The word “confidence” gets thrown around in the bike industry. Bikes are "confidence inspiring" and features like disc brakes and stable geometries raise your confidence at every turn. But the biggest boost to confidence is born from experience. As grown-ups, the more we accumulate, the more we think, “If only I’d had this confidence when I was a kid?”
Globally, numerous organizations and programs aim to do just that —give girls the confidence they need to take on the world. Take Lael Wilcox’s
GRIT program (an after-school program in Alaska that empowers middle school girls through bikes), and the ever-growing chapters of
Little Bellas in the USA, for example. The success of these programs speaks volumes to the value of role models on our girls’ lives, but how do they do it? Is there something we can take from their experience and fold into our own?

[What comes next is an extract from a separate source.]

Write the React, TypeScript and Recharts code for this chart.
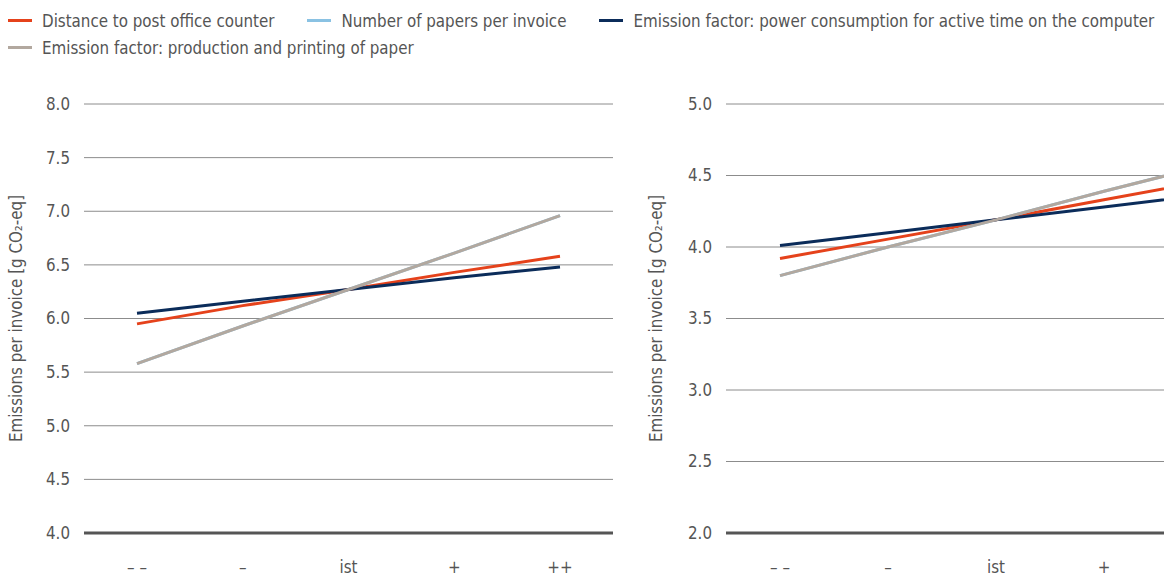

Sarah Schreib, Program Director in Vermont, has been a mentor with Little Bellas since the very beginning — over 10 years. She’s seen it grow from one chapter in Vermont to 15 chapters nationwide. Founders and sisters, Lea and Sabra Davison, originally saw it as a way of encouraging more girls to race, but it didn’t take long for Little Bellas to evolve into something else.
“I think, really quickly, they realized that just getting the girls on the bikes was the most important thing,” says Schreib. “The racing thing became very secondary, if at all. It was more about just getting them confident, getting them out, getting them riding.”